China’s September credit data, due 9-15 October, will probably pick up for a second month. We do not forecast this number, but would be looking at the details, as last month’s increase was largely on the back of government bond issuance while mortgage borrowing remained weak.
China’s consumer price inflation probably stayed stuck near zero in September. Producer prices likely continued to fall, but by a smaller margin. It’s going to take time for recent policy support to fuel enough demand to lift prices, although there are early signs of green shoots in manufacturing.
China’s trade data is due on 13 October. Export growth is bottoming out, but we don’t expect a meaningful recovery at this time.

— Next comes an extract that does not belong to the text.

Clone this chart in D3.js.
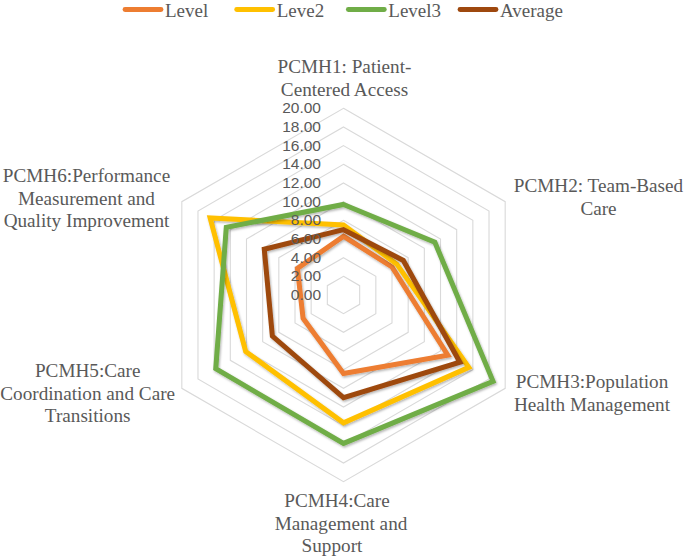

India CPI to Moderate and Deficit to Widen
India has two notable data releases next week – CPI on 12 October and trade with no specific date. Headline CPI is likely to drop from 6.8% YoY in August to below 6%, as a surge in food prices moderates. The RBI signalled a more hawkish stance by announcing pre-emptive liquidity tightening measures, and we expect rates to remain more vulnerable to upside inflation surprises than downside ones.
We think there is risk of a wider trade deficit than market consensus of USD23bn on higher oil prices. The number forms part of our high frequency BoP tracker, which was tracking a modest deficit in August, and we expect it to widen in September, creating risk of further reserve depletion.
Mexico & Brazil Inflation
Mexico CPI on 9 October, with consensus expecting headline to moderate to 4.5% and core at 5.75%. We agree that overall, it will be a softer print, but it should not change Banxico narrative which remains hawkish. On 12 October, Banxico will release minutes of its September meeting, where we think there is room for more hawkish comments relating to recent fiscal developments and financial conditions.
In Brazil, the September IPCA will be released on 11October. The YoY figure is expected to pick up once again to 5.2%, primarily due to base effects resulting from tax-induced deflation last year. Food inflation should continue to subside on record high harvest, while fuel prices may contribute to headline inflation – recall Petrobras hiked domestic fuel prices in August.